• _AIM_: Write out the material exactly, with the pictures left out.

• _RECORDED DATA_:
===============
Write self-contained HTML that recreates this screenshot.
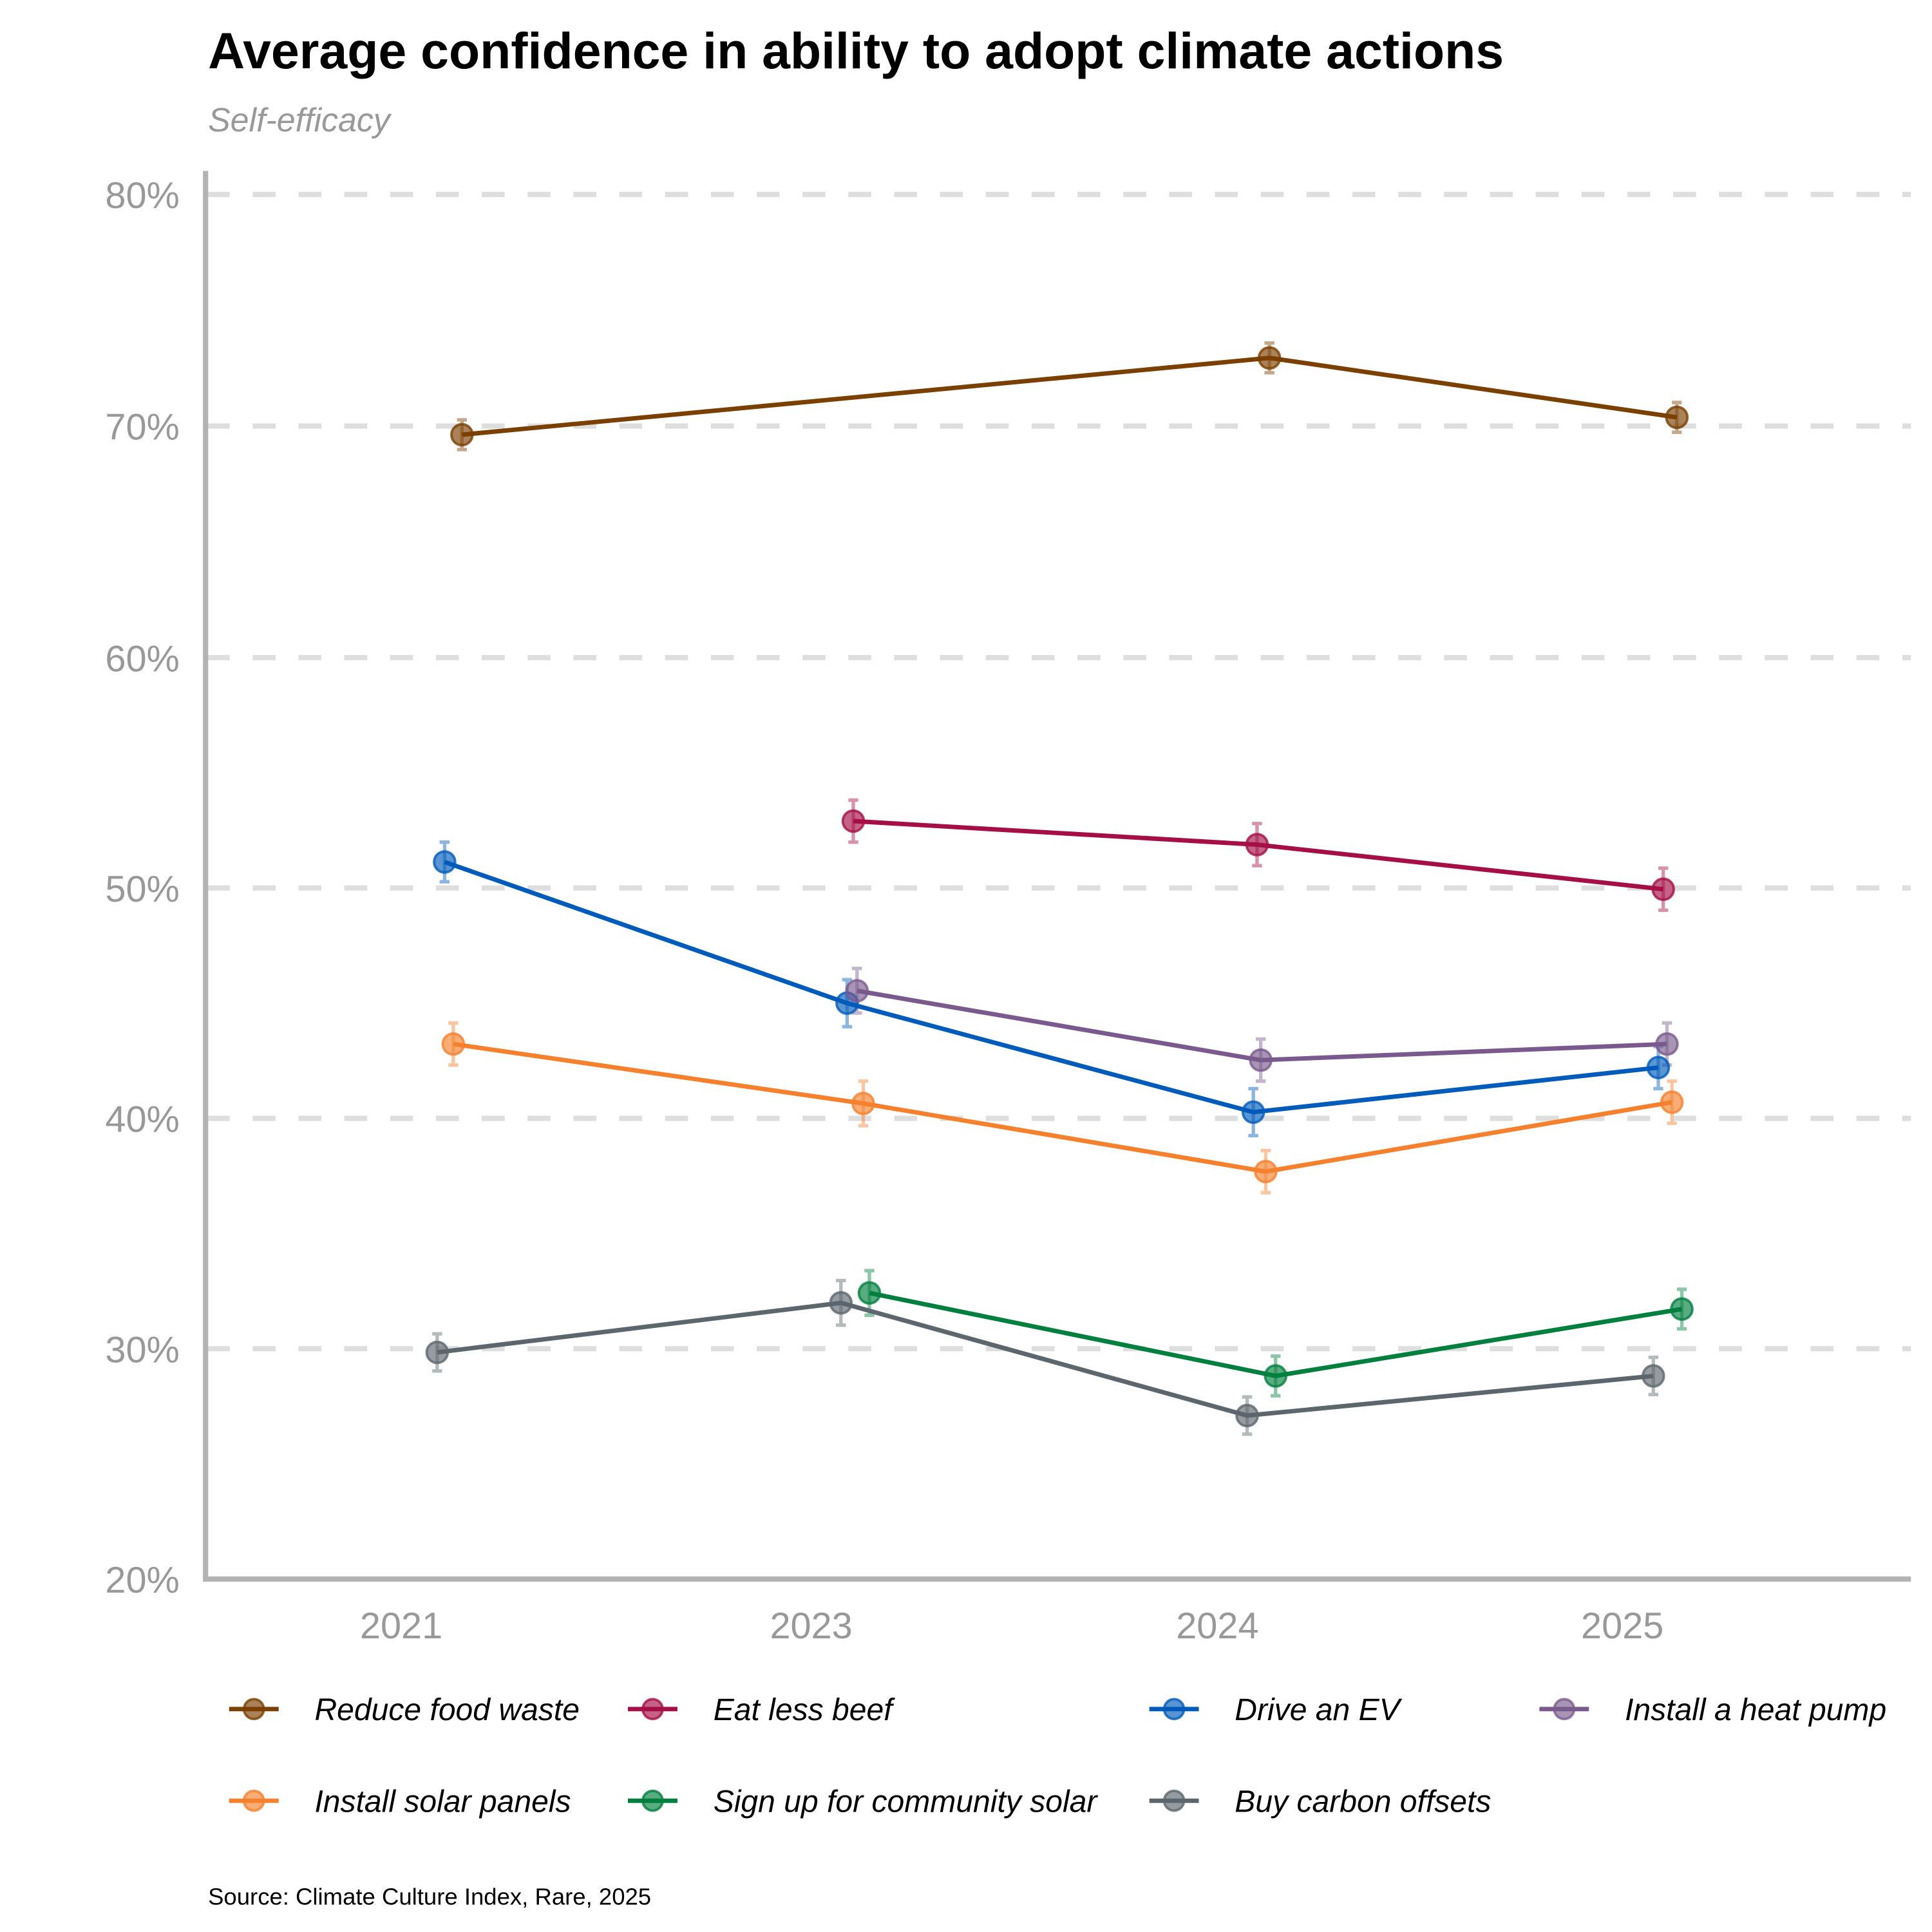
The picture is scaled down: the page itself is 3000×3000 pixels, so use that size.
<!DOCTYPE html>
<html><head><meta charset="utf-8"><style>
html,body{margin:0;padding:0;background:#fff}
svg{display:block}
text{font-family:"Liberation Sans",Arial,sans-serif}
</style></head><body>
<svg width="3000" height="3000" viewBox="0 0 1560 1560" xmlns="http://www.w3.org/2000/svg">
<rect width="1560" height="1560" fill="#fff"/>
<text x="168" y="55" font-size="41" font-weight="bold" fill="#000">Average confidence in ability to adopt climate actions</text>
<text x="168" y="106" font-size="27" font-style="italic" fill="#999">Self-efficacy</text>
<g stroke="#dedede" stroke-width="4.2" stroke-dasharray="18.5 18.5">
<line x1="167" y1="157" x2="1543" y2="157"/>
<line x1="167" y1="344" x2="1543" y2="344"/>
<line x1="167" y1="531" x2="1543" y2="531"/>
<line x1="167" y1="717" x2="1543" y2="717"/>
<line x1="167" y1="903" x2="1543" y2="903"/>
<line x1="167" y1="1089" x2="1543" y2="1089"/>
</g>
<line x1="166" y1="138" x2="166" y2="1277" stroke="#b3b3b3" stroke-width="4.2"/>
<line x1="164" y1="1275" x2="1543" y2="1275" stroke="#b3b3b3" stroke-width="4.2"/>
<g font-size="30" fill="#999" text-anchor="end">
<text x="145" y="168">80%</text><text x="145" y="355">70%</text><text x="145" y="542">60%</text>
<text x="145" y="728">50%</text><text x="145" y="914">40%</text><text x="145" y="1100">30%</text><text x="145" y="1286">20%</text>
</g>
<g font-size="30" fill="#999" text-anchor="middle">
<text x="324" y="1323">2021</text><text x="655" y="1323">2023</text><text x="983" y="1323">2024</text><text x="1310" y="1323">2025</text>
</g>

<!-- errorbars -->
<g stroke-opacity="0.45" stroke-width="2.8">
<g stroke="#7B3F00">
<path d="M373 339V363M369 339H377M369 363H377 M1025 277V301M1021 277H1029M1021 301H1029 M1354 325V349M1350 325H1358M1350 349H1358"/>
</g>
<g stroke="#A50F45">
<path d="M689 646V680M685 646H693M685 680H693 M1015 665V699M1011 665H1019M1011 699H1019 M1343 701V735M1339 701H1347M1339 735H1347"/>
</g>
<g stroke="#005BBB">
<path d="M359 680V712M355 680H363M355 712H363 M684 791V829M680 791H688M680 829H688 M1012 879V917M1008 879H1016M1008 917H1016 M1339 845V879M1335 845H1343M1335 879H1343"/>
</g>
<g stroke="#7A5A8E">
<path d="M692 782V818M688 782H696M688 818H696 M1018 839V873M1014 839H1022M1014 873H1022 M1346 826V860M1342 826H1350M1342 860H1350"/>
</g>
<g stroke="#F5812E">
<path d="M366 826V860M362 826H370M362 860H370 M697 873V909M693 873H701M693 909H701 M1022 929V963M1018 929H1026M1018 963H1026 M1350 873V907M1346 873H1354M1346 907H1354"/>
</g>
<g stroke="#007F3E">
<path d="M702 1026V1062M698 1026H706M698 1062H706 M1030 1095V1127M1026 1095H1034M1026 1127H1034 M1358 1041V1073M1354 1041H1362M1354 1073H1362"/>
</g>
<g stroke="#5C666D">
<path d="M353 1077V1107M349 1077H357M349 1107H357 M679 1034V1070M675 1034H683M675 1070H683 M1007 1128V1158M1003 1128H1011M1003 1158H1011 M1335 1096V1126M1331 1096H1339M1331 1126H1339"/>
</g>
</g>

<!-- lines -->
<g fill="none" stroke-width="3.6">
<polyline stroke="#7B3F00" points="373,351 1025,289 1354,337"/>
<polyline stroke="#A50F45" points="689,663 1015,682 1343,718"/>
<polyline stroke="#005BBB" points="359,696 684,810 1012,898 1339,862"/>
<polyline stroke="#7A5A8E" points="692,800 1018,856 1346,843"/>
<polyline stroke="#F5812E" points="366,843 697,891 1022,946 1350,890"/>
<polyline stroke="#007F3E" points="702,1044 1030,1111 1358,1057"/>
<polyline stroke="#5C666D" points="353,1092 679,1052 1007,1143 1335,1111"/>
</g>

<!-- markers -->
<g fill-opacity="0.65" stroke-opacity="0.8" stroke-width="2">
<g fill="#7B3F00" stroke="#7B3F00"><circle cx="373" cy="351" r="8.5"/><circle cx="1025" cy="289" r="8.5"/><circle cx="1354" cy="337" r="8.5"/></g>
<g fill="#A50F45" stroke="#A50F45"><circle cx="689" cy="663" r="8.5"/><circle cx="1015" cy="682" r="8.5"/><circle cx="1343" cy="718" r="8.5"/></g>
<g fill="#005BBB" stroke="#005BBB"><circle cx="359" cy="696" r="8.5"/><circle cx="684" cy="810" r="8.5"/><circle cx="1012" cy="898" r="8.5"/><circle cx="1339" cy="862" r="8.5"/></g>
<g fill="#7A5A8E" stroke="#7A5A8E"><circle cx="692" cy="800" r="8.5"/><circle cx="1018" cy="856" r="8.5"/><circle cx="1346" cy="843" r="8.5"/></g>
<g fill="#F5812E" stroke="#F5812E"><circle cx="366" cy="843" r="8.5"/><circle cx="697" cy="891" r="8.5"/><circle cx="1022" cy="946" r="8.5"/><circle cx="1350" cy="890" r="8.5"/></g>
<g fill="#007F3E" stroke="#007F3E"><circle cx="702" cy="1044" r="8.5"/><circle cx="1030" cy="1111" r="8.5"/><circle cx="1358" cy="1057" r="8.5"/></g>
<g fill="#5C666D" stroke="#5C666D"><circle cx="353" cy="1092" r="8.5"/><circle cx="679" cy="1052" r="8.5"/><circle cx="1007" cy="1143" r="8.5"/><circle cx="1335" cy="1111" r="8.5"/></g>
</g>

<!-- legend keys -->
<g stroke-width="3.6">
<line x1="185" y1="1380" x2="225" y2="1380" stroke="#7B3F00"/>
<line x1="507" y1="1380" x2="547" y2="1380" stroke="#A50F45"/>
<line x1="928" y1="1380" x2="968" y2="1380" stroke="#005BBB"/>
<line x1="1243" y1="1380" x2="1283" y2="1380" stroke="#7A5A8E"/>
<line x1="185" y1="1454" x2="225" y2="1454" stroke="#F5812E"/>
<line x1="507" y1="1454" x2="547" y2="1454" stroke="#007F3E"/>
<line x1="928" y1="1454" x2="968" y2="1454" stroke="#5C666D"/>
</g>
<g fill-opacity="0.65" stroke-opacity="0.8" stroke-width="2">
<circle cx="205" cy="1380" r="8" fill="#7B3F00" stroke="#7B3F00"/>
<circle cx="527" cy="1380" r="8" fill="#A50F45" stroke="#A50F45"/>
<circle cx="948" cy="1380" r="8" fill="#005BBB" stroke="#005BBB"/>
<circle cx="1263" cy="1380" r="8" fill="#7A5A8E" stroke="#7A5A8E"/>
<circle cx="205" cy="1454" r="8" fill="#F5812E" stroke="#F5812E"/>
<circle cx="527" cy="1454" r="8" fill="#007F3E" stroke="#007F3E"/>
<circle cx="948" cy="1454" r="8" fill="#5C666D" stroke="#5C666D"/>
</g>
<g font-size="25" font-style="italic" fill="#000">
<text x="254" y="1389">Reduce food waste</text>
<text x="576" y="1389">Eat less beef</text>
<text x="997" y="1389">Drive an EV</text>
<text x="1312" y="1389">Install a heat pump</text>
<text x="254" y="1463">Install solar panels</text>
<text x="576" y="1463">Sign up for community solar</text>
<text x="997" y="1463">Buy carbon offsets</text>
</g>
<text x="168" y="1538" font-size="19" fill="#000">Source: Climate Culture Index, Rare, 2025</text>
</svg>
</body></html>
===============
• _RESULT FOR THIS EXERCISE_:
Write self-contained HTML that recreates this screenshot.
The picture is scaled down: the page itself is 3000×3000 pixels, so use that size.
<!DOCTYPE html>
<html><head><meta charset="utf-8"><style>
html,body{margin:0;padding:0;background:#fff}
svg{display:block}
text{font-family:"Liberation Sans",Arial,sans-serif}
</style></head><body>
<svg width="3000" height="3000" viewBox="0 0 1560 1560" xmlns="http://www.w3.org/2000/svg">
<rect width="1560" height="1560" fill="#fff"/>
<text x="168" y="55" font-size="41" font-weight="bold" fill="#000">Average confidence in ability to adopt climate actions</text>
<text x="168" y="106" font-size="27" font-style="italic" fill="#999">Self-efficacy</text>
<g stroke="#dedede" stroke-width="4.2" stroke-dasharray="18.5 18.5">
<line x1="167" y1="157" x2="1543" y2="157"/>
<line x1="167" y1="344" x2="1543" y2="344"/>
<line x1="167" y1="531" x2="1543" y2="531"/>
<line x1="167" y1="717" x2="1543" y2="717"/>
<line x1="167" y1="903" x2="1543" y2="903"/>
<line x1="167" y1="1089" x2="1543" y2="1089"/>
</g>
<line x1="166" y1="138" x2="166" y2="1277" stroke="#b3b3b3" stroke-width="4.2"/>
<line x1="164" y1="1275" x2="1543" y2="1275" stroke="#b3b3b3" stroke-width="4.2"/>
<g font-size="30" fill="#999" text-anchor="end">
<text x="145" y="168">80%</text><text x="145" y="355">70%</text><text x="145" y="542">60%</text>
<text x="145" y="728">50%</text><text x="145" y="914">40%</text><text x="145" y="1100">30%</text><text x="145" y="1286">20%</text>
</g>
<g font-size="30" fill="#999" text-anchor="middle">
<text x="324" y="1323">2021</text><text x="655" y="1323">2023</text><text x="983" y="1323">2024</text><text x="1310" y="1323">2025</text>
</g>

<!-- errorbars -->
<g stroke-opacity="0.45" stroke-width="2.8">
<g stroke="#7B3F00">
<path d="M373 339V363M369 339H377M369 363H377 M1025 277V301M1021 277H1029M1021 301H1029 M1354 325V349M1350 325H1358M1350 349H1358"/>
</g>
<g stroke="#A50F45">
<path d="M689 646V680M685 646H693M685 680H693 M1015 665V699M1011 665H1019M1011 699H1019 M1343 701V735M1339 701H1347M1339 735H1347"/>
</g>
<g stroke="#005BBB">
<path d="M359 680V712M355 680H363M355 712H363 M684 791V829M680 791H688M680 829H688 M1012 879V917M1008 879H1016M1008 917H1016 M1339 845V879M1335 845H1343M1335 879H1343"/>
</g>
<g stroke="#7A5A8E">
<path d="M692 782V818M688 782H696M688 818H696 M1018 839V873M1014 839H1022M1014 873H1022 M1346 826V860M1342 826H1350M1342 860H1350"/>
</g>
<g stroke="#F5812E">
<path d="M366 826V860M362 826H370M362 860H370 M697 873V909M693 873H701M693 909H701 M1022 929V963M1018 929H1026M1018 963H1026 M1350 873V907M1346 873H1354M1346 907H1354"/>
</g>
<g stroke="#007F3E">
<path d="M702 1026V1062M698 1026H706M698 1062H706 M1030 1095V1127M1026 1095H1034M1026 1127H1034 M1358 1041V1073M1354 1041H1362M1354 1073H1362"/>
</g>
<g stroke="#5C666D">
<path d="M353 1077V1107M349 1077H357M349 1107H357 M679 1034V1070M675 1034H683M675 1070H683 M1007 1128V1158M1003 1128H1011M1003 1158H1011 M1335 1096V1126M1331 1096H1339M1331 1126H1339"/>
</g>
</g>

<!-- lines -->
<g fill="none" stroke-width="3.6">
<polyline stroke="#7B3F00" points="373,351 1025,289 1354,337"/>
<polyline stroke="#A50F45" points="689,663 1015,682 1343,718"/>
<polyline stroke="#005BBB" points="359,696 684,810 1012,898 1339,862"/>
<polyline stroke="#7A5A8E" points="692,800 1018,856 1346,843"/>
<polyline stroke="#F5812E" points="366,843 697,891 1022,946 1350,890"/>
<polyline stroke="#007F3E" points="702,1044 1030,1111 1358,1057"/>
<polyline stroke="#5C666D" points="353,1092 679,1052 1007,1143 1335,1111"/>
</g>

<!-- markers -->
<g fill-opacity="0.65" stroke-opacity="0.8" stroke-width="2">
<g fill="#7B3F00" stroke="#7B3F00"><circle cx="373" cy="351" r="8.5"/><circle cx="1025" cy="289" r="8.5"/><circle cx="1354" cy="337" r="8.5"/></g>
<g fill="#A50F45" stroke="#A50F45"><circle cx="689" cy="663" r="8.5"/><circle cx="1015" cy="682" r="8.5"/><circle cx="1343" cy="718" r="8.5"/></g>
<g fill="#005BBB" stroke="#005BBB"><circle cx="359" cy="696" r="8.5"/><circle cx="684" cy="810" r="8.5"/><circle cx="1012" cy="898" r="8.5"/><circle cx="1339" cy="862" r="8.5"/></g>
<g fill="#7A5A8E" stroke="#7A5A8E"><circle cx="692" cy="800" r="8.5"/><circle cx="1018" cy="856" r="8.5"/><circle cx="1346" cy="843" r="8.5"/></g>
<g fill="#F5812E" stroke="#F5812E"><circle cx="366" cy="843" r="8.5"/><circle cx="697" cy="891" r="8.5"/><circle cx="1022" cy="946" r="8.5"/><circle cx="1350" cy="890" r="8.5"/></g>
<g fill="#007F3E" stroke="#007F3E"><circle cx="702" cy="1044" r="8.5"/><circle cx="1030" cy="1111" r="8.5"/><circle cx="1358" cy="1057" r="8.5"/></g>
<g fill="#5C666D" stroke="#5C666D"><circle cx="353" cy="1092" r="8.5"/><circle cx="679" cy="1052" r="8.5"/><circle cx="1007" cy="1143" r="8.5"/><circle cx="1335" cy="1111" r="8.5"/></g>
</g>

<!-- legend keys -->
<g stroke-width="3.6">
<line x1="185" y1="1380" x2="225" y2="1380" stroke="#7B3F00"/>
<line x1="507" y1="1380" x2="547" y2="1380" stroke="#A50F45"/>
<line x1="928" y1="1380" x2="968" y2="1380" stroke="#005BBB"/>
<line x1="1243" y1="1380" x2="1283" y2="1380" stroke="#7A5A8E"/>
<line x1="185" y1="1454" x2="225" y2="1454" stroke="#F5812E"/>
<line x1="507" y1="1454" x2="547" y2="1454" stroke="#007F3E"/>
<line x1="928" y1="1454" x2="968" y2="1454" stroke="#5C666D"/>
</g>
<g fill-opacity="0.65" stroke-opacity="0.8" stroke-width="2">
<circle cx="205" cy="1380" r="8" fill="#7B3F00" stroke="#7B3F00"/>
<circle cx="527" cy="1380" r="8" fill="#A50F45" stroke="#A50F45"/>
<circle cx="948" cy="1380" r="8" fill="#005BBB" stroke="#005BBB"/>
<circle cx="1263" cy="1380" r="8" fill="#7A5A8E" stroke="#7A5A8E"/>
<circle cx="205" cy="1454" r="8" fill="#F5812E" stroke="#F5812E"/>
<circle cx="527" cy="1454" r="8" fill="#007F3E" stroke="#007F3E"/>
<circle cx="948" cy="1454" r="8" fill="#5C666D" stroke="#5C666D"/>
</g>
<g font-size="25" font-style="italic" fill="#000">
<text x="254" y="1389">Reduce food waste</text>
<text x="576" y="1389">Eat less beef</text>
<text x="997" y="1389">Drive an EV</text>
<text x="1312" y="1389">Install a heat pump</text>
<text x="254" y="1463">Install solar panels</text>
<text x="576" y="1463">Sign up for community solar</text>
<text x="997" y="1463">Buy carbon offsets</text>
</g>
<text x="168" y="1538" font-size="19" fill="#000">Source: Climate Culture Index, Rare, 2025</text>
</svg>
</body></html>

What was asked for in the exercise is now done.